Problem details:
Look through the data below and output, unchanged, every line from the one holding "Write the Apache ECharts code for this chart." through the one holding "var labelEvery = 20;", inclusive. Skip the pictures.

Available records:
** start **
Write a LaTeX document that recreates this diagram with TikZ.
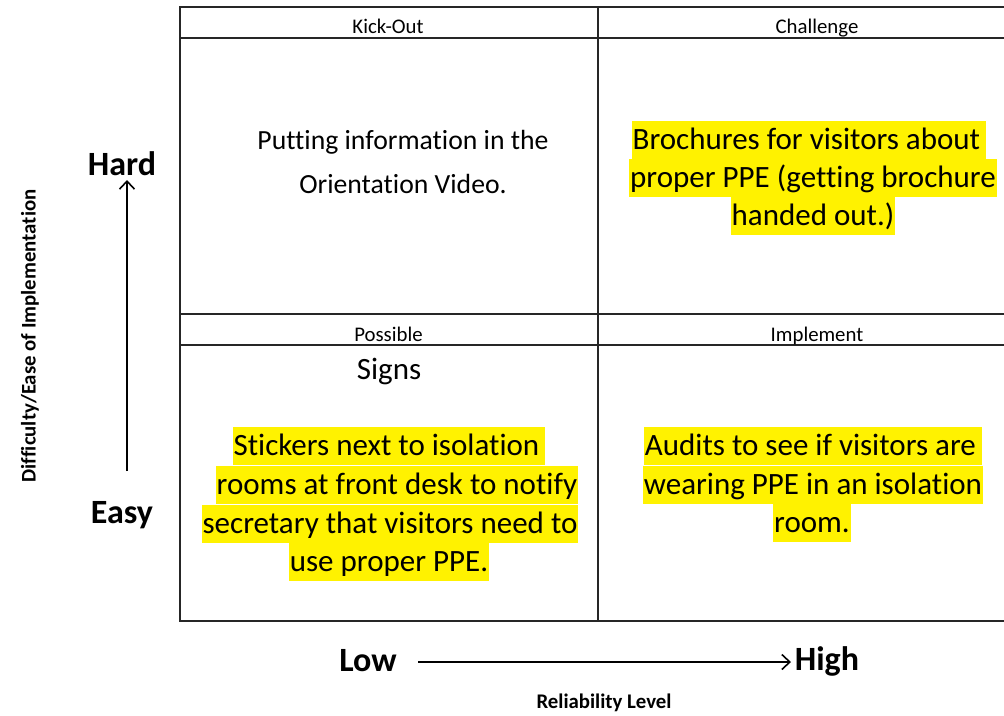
** end **
** start **
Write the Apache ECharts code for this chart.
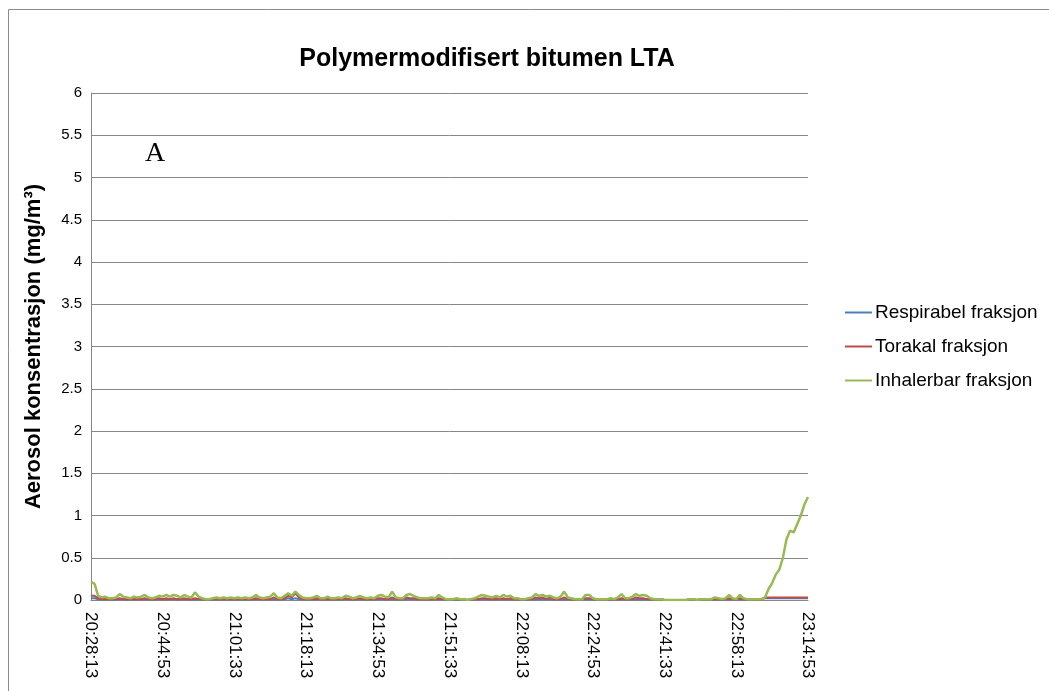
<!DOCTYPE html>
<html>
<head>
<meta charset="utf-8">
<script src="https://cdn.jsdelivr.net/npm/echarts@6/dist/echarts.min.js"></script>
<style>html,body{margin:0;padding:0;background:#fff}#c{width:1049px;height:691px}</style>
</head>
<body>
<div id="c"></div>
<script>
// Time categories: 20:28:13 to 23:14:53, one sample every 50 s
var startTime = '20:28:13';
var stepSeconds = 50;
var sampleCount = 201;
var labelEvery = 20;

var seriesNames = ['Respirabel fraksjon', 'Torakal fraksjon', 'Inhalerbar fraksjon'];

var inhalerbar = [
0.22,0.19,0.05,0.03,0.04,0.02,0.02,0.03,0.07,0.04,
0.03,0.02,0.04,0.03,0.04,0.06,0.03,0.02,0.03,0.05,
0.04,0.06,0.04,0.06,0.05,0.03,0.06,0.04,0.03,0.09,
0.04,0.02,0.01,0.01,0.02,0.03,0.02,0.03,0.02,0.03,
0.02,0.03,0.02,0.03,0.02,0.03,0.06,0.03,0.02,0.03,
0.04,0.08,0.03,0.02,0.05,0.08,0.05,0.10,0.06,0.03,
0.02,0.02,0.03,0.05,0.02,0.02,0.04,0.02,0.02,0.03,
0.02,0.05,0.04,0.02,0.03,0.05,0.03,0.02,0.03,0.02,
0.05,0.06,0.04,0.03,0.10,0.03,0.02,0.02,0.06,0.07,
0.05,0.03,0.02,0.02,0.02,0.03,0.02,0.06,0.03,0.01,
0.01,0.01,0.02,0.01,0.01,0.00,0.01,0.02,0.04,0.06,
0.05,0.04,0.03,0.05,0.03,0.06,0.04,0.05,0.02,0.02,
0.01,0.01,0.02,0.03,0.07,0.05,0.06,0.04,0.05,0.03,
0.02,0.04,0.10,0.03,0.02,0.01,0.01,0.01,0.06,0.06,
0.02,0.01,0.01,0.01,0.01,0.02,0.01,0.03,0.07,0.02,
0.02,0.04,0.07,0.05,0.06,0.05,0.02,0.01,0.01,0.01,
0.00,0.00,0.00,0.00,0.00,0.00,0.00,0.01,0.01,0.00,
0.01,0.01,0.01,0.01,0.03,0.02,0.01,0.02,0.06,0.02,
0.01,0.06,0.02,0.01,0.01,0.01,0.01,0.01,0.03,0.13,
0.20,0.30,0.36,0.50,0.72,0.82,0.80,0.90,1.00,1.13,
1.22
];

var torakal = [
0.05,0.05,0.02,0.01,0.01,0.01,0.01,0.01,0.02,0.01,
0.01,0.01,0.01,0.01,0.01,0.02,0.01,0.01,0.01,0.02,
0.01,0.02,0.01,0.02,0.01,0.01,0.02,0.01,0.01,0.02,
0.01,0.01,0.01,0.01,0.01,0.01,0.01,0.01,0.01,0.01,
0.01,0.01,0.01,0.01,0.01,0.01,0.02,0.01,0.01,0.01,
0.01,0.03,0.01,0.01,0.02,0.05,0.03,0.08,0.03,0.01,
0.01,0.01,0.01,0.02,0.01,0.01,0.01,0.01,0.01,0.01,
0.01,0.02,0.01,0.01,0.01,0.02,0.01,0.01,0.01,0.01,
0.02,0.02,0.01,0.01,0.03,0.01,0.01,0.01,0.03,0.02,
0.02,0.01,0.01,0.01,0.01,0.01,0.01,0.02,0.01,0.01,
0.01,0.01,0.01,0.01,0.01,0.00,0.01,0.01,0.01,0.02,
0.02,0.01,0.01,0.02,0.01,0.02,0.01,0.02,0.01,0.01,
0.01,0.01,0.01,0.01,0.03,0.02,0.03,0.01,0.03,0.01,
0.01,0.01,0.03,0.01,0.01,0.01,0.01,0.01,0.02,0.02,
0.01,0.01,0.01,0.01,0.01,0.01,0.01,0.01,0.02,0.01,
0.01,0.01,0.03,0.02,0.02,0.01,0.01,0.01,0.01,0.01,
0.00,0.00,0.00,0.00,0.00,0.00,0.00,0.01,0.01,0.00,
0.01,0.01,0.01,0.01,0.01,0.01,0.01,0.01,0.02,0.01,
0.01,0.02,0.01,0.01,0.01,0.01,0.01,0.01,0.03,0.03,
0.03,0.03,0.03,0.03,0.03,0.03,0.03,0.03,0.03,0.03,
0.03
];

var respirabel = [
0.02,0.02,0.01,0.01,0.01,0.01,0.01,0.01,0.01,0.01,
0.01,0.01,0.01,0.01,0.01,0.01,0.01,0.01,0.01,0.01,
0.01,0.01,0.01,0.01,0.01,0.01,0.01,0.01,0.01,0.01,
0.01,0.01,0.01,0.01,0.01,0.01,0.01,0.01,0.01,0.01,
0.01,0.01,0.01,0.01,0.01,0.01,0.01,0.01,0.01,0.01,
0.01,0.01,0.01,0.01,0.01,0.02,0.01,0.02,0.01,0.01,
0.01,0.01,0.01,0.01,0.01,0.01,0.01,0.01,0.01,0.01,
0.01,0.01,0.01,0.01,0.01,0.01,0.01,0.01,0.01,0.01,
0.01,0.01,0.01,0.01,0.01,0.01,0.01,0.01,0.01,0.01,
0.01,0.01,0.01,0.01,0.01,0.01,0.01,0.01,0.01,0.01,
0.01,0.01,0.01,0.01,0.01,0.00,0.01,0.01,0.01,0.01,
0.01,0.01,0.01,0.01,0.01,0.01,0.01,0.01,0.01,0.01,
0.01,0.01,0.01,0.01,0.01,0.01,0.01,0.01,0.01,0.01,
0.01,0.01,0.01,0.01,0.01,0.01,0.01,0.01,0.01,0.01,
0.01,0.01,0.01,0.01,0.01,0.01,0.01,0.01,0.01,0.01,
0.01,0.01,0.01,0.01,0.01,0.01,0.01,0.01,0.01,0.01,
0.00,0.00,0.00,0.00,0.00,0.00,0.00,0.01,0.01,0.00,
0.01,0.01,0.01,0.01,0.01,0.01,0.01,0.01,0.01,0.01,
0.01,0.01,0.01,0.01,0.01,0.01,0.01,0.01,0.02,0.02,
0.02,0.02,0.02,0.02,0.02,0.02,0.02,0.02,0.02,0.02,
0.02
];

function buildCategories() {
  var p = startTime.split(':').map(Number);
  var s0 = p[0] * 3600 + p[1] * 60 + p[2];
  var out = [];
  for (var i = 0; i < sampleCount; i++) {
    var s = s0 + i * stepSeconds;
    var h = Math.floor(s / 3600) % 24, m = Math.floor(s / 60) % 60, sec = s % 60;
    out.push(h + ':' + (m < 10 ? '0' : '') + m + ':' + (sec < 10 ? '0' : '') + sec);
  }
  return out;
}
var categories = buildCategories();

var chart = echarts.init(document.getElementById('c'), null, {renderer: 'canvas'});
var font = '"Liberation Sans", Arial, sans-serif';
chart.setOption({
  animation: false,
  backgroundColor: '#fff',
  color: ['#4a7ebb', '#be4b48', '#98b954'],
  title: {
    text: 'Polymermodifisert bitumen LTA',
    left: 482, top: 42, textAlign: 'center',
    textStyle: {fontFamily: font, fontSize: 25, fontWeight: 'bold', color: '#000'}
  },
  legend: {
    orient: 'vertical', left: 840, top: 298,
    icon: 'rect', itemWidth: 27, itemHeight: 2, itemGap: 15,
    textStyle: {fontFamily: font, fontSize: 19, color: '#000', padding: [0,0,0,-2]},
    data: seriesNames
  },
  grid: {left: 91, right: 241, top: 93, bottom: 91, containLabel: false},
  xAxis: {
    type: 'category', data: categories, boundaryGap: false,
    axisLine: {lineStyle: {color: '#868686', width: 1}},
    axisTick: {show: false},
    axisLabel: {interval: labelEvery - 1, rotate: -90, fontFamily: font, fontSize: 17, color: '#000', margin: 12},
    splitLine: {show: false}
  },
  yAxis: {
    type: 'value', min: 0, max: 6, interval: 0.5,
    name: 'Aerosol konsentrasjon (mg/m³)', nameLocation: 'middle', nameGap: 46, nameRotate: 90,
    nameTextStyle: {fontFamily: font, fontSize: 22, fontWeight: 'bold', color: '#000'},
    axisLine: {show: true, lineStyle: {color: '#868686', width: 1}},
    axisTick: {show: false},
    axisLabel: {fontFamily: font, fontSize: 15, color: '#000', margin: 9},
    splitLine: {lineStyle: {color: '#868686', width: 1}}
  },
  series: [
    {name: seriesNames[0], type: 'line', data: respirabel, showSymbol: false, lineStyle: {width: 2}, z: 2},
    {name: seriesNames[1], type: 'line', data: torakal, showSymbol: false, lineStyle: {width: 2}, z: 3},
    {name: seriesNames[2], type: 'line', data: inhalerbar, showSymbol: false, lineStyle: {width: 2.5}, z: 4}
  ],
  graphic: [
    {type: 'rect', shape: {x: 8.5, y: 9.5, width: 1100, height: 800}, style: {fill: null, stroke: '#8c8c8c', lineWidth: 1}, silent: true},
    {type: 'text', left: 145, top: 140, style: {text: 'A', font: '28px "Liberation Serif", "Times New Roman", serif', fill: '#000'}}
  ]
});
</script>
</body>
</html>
** end **
** start **
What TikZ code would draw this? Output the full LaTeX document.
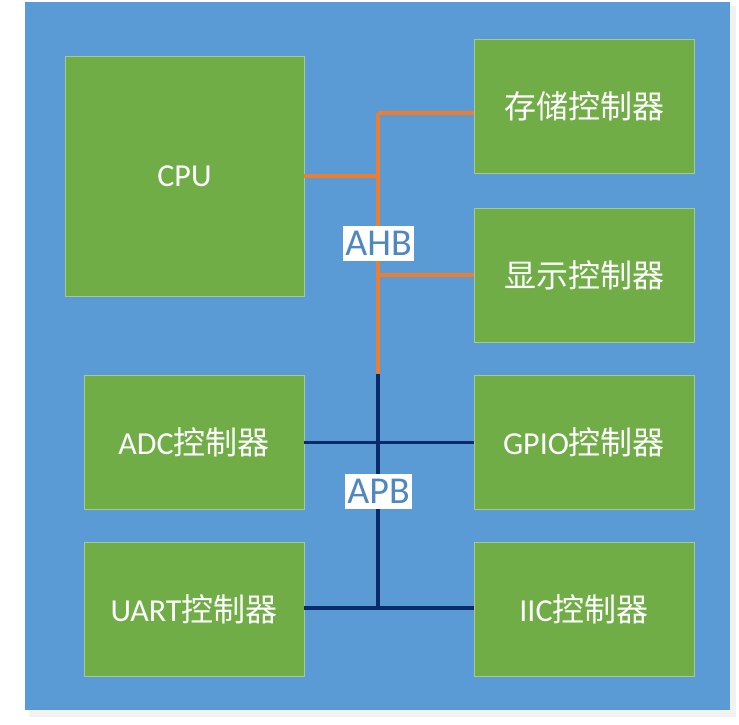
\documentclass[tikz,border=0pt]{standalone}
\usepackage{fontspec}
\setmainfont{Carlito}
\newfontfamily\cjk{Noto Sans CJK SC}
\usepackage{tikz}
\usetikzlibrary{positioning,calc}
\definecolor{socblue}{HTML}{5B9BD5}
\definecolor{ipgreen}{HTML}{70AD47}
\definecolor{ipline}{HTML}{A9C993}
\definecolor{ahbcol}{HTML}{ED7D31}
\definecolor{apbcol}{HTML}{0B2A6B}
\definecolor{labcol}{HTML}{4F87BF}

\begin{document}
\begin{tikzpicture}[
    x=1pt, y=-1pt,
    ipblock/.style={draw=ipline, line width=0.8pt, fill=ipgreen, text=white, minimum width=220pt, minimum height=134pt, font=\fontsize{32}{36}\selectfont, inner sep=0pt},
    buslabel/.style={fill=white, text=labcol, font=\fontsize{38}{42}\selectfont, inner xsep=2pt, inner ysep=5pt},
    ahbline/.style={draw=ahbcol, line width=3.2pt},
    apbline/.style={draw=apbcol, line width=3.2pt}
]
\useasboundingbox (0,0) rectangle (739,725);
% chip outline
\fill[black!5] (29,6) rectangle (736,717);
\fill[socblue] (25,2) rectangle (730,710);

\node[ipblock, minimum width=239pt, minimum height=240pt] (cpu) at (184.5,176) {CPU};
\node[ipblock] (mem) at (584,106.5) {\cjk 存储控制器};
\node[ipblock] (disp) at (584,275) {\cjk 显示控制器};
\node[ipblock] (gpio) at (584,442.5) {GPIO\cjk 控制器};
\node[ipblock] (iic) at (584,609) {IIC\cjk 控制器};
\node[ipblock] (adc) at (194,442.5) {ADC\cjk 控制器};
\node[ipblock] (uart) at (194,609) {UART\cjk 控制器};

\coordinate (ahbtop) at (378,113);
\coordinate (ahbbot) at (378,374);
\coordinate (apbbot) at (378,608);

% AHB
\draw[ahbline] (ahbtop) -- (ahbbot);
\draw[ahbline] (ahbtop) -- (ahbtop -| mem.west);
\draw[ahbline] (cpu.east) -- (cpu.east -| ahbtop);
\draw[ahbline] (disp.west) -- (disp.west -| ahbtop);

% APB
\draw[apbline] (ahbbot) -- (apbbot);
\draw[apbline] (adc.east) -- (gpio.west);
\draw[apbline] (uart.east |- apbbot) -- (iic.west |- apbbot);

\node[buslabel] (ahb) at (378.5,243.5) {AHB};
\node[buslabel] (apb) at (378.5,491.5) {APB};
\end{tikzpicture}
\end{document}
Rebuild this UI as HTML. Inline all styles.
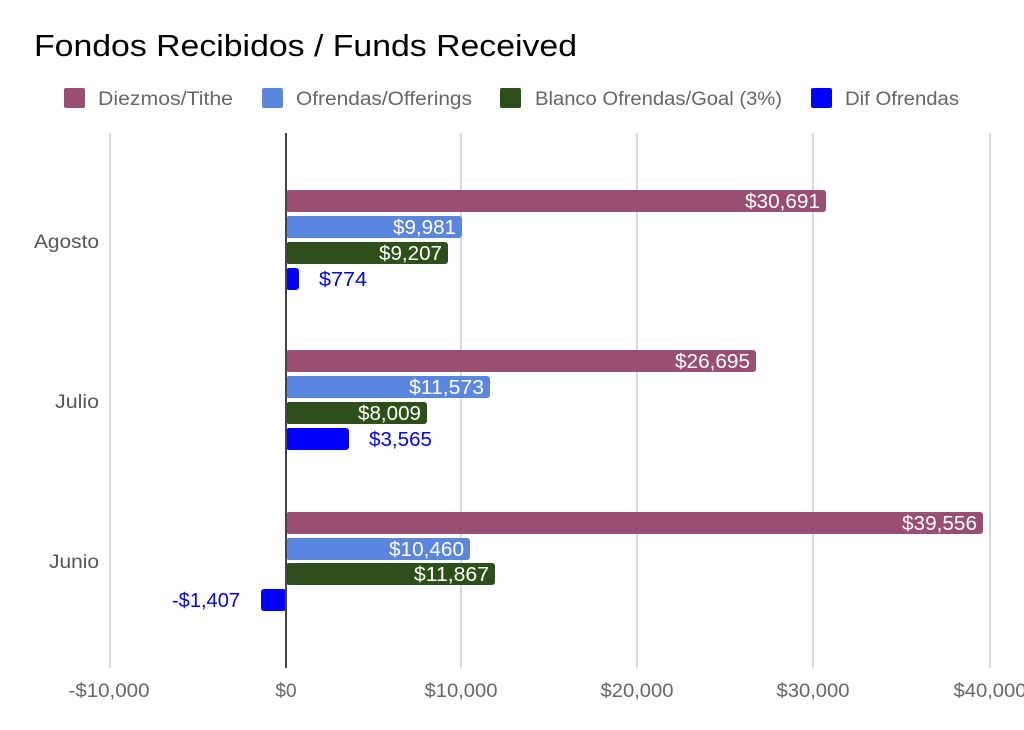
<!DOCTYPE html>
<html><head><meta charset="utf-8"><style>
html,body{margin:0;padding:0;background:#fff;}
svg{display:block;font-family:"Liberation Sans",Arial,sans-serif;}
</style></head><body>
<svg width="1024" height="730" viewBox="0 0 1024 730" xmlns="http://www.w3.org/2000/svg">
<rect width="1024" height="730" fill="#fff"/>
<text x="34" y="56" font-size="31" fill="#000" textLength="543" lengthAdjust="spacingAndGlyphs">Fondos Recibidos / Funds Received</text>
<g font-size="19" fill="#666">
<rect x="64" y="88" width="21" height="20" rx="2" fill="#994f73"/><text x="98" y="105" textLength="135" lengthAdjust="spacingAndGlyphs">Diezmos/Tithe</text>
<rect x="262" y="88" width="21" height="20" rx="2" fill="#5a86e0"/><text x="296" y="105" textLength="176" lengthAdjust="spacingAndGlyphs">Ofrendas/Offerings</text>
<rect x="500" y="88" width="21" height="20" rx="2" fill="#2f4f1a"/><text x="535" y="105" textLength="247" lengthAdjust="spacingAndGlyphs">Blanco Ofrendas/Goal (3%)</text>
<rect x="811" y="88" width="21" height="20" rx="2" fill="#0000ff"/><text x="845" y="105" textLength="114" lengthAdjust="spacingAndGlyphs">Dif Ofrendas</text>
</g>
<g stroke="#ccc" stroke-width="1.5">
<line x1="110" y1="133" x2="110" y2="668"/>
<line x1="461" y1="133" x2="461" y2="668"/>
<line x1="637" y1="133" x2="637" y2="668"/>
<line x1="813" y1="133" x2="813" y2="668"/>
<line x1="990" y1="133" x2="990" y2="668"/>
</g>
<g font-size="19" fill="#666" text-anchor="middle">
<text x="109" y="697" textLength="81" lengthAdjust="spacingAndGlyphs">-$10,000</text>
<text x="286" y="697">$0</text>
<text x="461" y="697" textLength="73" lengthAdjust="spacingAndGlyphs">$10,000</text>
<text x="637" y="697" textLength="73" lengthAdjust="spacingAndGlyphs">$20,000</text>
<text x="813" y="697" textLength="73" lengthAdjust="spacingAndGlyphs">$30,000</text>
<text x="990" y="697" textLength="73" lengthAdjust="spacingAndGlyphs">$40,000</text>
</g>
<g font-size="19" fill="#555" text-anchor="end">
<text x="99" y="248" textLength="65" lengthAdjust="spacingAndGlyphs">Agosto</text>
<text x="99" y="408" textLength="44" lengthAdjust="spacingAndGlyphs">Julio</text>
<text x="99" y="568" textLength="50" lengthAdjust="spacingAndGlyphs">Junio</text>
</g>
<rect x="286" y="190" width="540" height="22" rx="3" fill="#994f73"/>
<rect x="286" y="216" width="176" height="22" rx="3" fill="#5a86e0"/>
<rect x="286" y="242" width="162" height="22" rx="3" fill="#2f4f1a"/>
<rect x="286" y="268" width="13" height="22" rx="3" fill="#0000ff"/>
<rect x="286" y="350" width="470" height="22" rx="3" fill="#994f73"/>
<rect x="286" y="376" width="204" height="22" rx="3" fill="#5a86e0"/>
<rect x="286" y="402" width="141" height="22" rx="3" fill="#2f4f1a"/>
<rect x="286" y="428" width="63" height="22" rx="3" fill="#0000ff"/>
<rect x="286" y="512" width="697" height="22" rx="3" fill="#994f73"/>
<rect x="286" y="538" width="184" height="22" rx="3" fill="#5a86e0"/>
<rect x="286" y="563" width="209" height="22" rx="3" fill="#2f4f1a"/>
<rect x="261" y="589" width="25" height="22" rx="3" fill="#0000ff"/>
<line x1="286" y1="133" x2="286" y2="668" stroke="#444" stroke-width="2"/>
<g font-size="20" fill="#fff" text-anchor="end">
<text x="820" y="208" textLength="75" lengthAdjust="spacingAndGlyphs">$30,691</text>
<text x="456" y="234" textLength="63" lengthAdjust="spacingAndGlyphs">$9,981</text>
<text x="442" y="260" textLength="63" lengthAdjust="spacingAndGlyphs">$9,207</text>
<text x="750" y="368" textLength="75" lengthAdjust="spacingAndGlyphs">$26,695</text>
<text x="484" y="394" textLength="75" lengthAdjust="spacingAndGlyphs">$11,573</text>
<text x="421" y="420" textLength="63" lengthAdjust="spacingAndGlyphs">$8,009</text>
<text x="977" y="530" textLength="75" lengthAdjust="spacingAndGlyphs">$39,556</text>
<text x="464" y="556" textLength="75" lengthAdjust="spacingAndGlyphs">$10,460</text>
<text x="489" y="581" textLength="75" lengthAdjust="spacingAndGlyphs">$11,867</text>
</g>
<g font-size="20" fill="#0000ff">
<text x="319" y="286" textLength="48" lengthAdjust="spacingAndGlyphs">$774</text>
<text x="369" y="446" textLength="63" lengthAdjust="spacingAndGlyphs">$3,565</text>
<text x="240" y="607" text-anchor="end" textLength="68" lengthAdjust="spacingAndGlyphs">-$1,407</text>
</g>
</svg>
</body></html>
** end **
Solution below:
Write the Apache ECharts code for this chart.
<!DOCTYPE html>
<html>
<head>
<meta charset="utf-8">
<script src="https://cdn.jsdelivr.net/npm/echarts@6/dist/echarts.min.js"></script>
<style>html,body{margin:0;padding:0;background:#fff}#c{width:1049px;height:691px}</style>
</head>
<body>
<div id="c"></div>
<script>
// Time categories: 20:28:13 to 23:14:53, one sample every 50 s
var startTime = '20:28:13';
var stepSeconds = 50;
var sampleCount = 201;
var labelEvery = 20;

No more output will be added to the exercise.